● What is required
Type out the data exactly as given. Skip any image.

● Provided material

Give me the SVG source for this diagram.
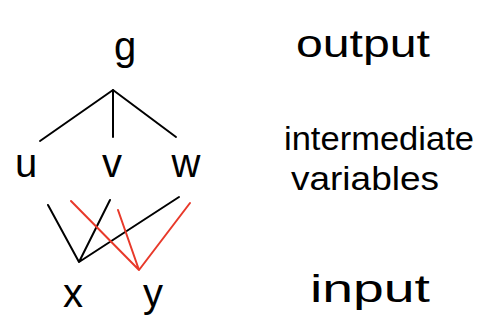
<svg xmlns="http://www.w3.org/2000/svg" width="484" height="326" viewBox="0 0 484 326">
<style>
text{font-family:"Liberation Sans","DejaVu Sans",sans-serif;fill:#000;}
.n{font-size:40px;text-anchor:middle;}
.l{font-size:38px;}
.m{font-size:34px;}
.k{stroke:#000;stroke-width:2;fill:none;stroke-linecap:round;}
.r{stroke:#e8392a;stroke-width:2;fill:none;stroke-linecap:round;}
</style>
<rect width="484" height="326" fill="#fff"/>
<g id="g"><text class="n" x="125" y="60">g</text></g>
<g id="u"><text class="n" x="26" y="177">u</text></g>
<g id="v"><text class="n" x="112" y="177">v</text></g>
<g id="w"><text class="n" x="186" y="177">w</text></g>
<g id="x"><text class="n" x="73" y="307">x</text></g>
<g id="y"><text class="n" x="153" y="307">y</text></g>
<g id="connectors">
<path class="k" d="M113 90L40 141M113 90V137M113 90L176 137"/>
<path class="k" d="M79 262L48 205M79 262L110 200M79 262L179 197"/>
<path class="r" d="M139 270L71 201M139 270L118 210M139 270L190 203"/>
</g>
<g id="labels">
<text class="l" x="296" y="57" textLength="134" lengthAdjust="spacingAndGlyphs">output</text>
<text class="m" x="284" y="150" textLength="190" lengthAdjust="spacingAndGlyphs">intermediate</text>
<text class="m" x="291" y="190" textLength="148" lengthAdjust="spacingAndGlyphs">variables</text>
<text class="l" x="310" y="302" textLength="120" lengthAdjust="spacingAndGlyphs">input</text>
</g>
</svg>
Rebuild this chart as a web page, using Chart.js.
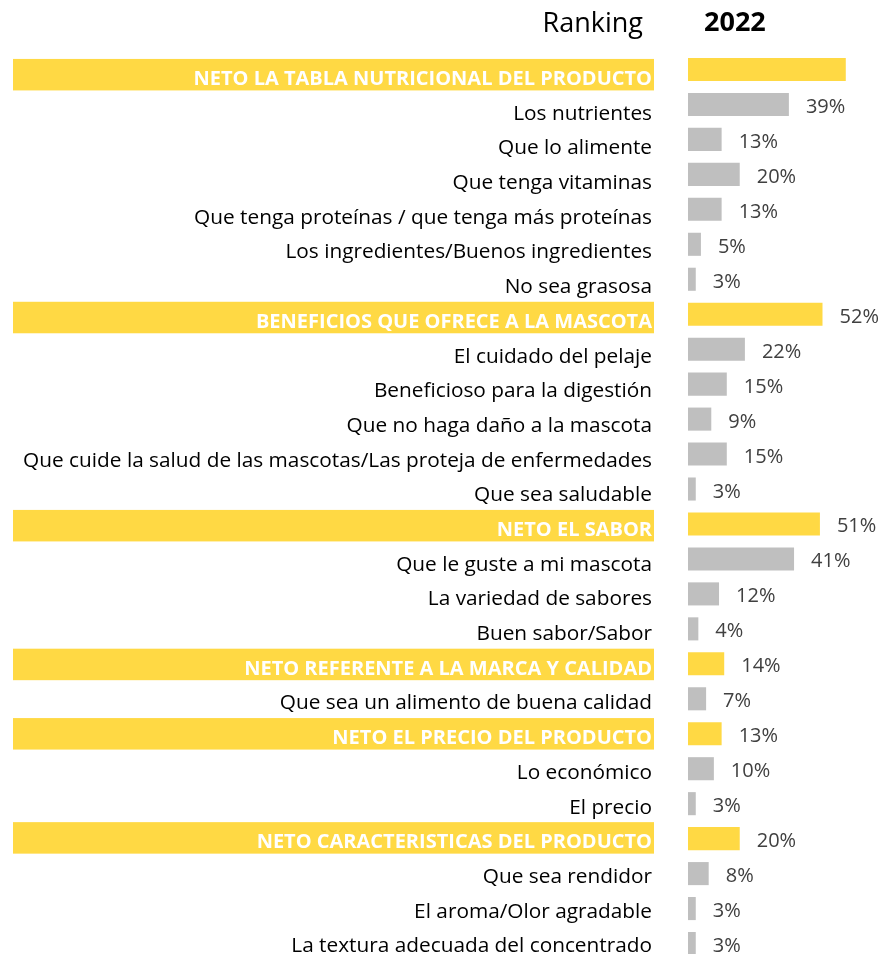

● Answer
Give me the SVG source for this diagram.
<svg xmlns="http://www.w3.org/2000/svg" width="484" height="326" viewBox="0 0 484 326">
<style>
text{font-family:"Liberation Sans","DejaVu Sans",sans-serif;fill:#000;}
.n{font-size:40px;text-anchor:middle;}
.l{font-size:38px;}
.m{font-size:34px;}
.k{stroke:#000;stroke-width:2;fill:none;stroke-linecap:round;}
.r{stroke:#e8392a;stroke-width:2;fill:none;stroke-linecap:round;}
</style>
<rect width="484" height="326" fill="#fff"/>
<g id="g"><text class="n" x="125" y="60">g</text></g>
<g id="u"><text class="n" x="26" y="177">u</text></g>
<g id="v"><text class="n" x="112" y="177">v</text></g>
<g id="w"><text class="n" x="186" y="177">w</text></g>
<g id="x"><text class="n" x="73" y="307">x</text></g>
<g id="y"><text class="n" x="153" y="307">y</text></g>
<g id="connectors">
<path class="k" d="M113 90L40 141M113 90V137M113 90L176 137"/>
<path class="k" d="M79 262L48 205M79 262L110 200M79 262L179 197"/>
<path class="r" d="M139 270L71 201M139 270L118 210M139 270L190 203"/>
</g>
<g id="labels">
<text class="l" x="296" y="57" textLength="134" lengthAdjust="spacingAndGlyphs">output</text>
<text class="m" x="284" y="150" textLength="190" lengthAdjust="spacingAndGlyphs">intermediate</text>
<text class="m" x="291" y="190" textLength="148" lengthAdjust="spacingAndGlyphs">variables</text>
<text class="l" x="310" y="302" textLength="120" lengthAdjust="spacingAndGlyphs">input</text>
</g>
</svg>
Rebuild this chart as a web page, using Chart.js.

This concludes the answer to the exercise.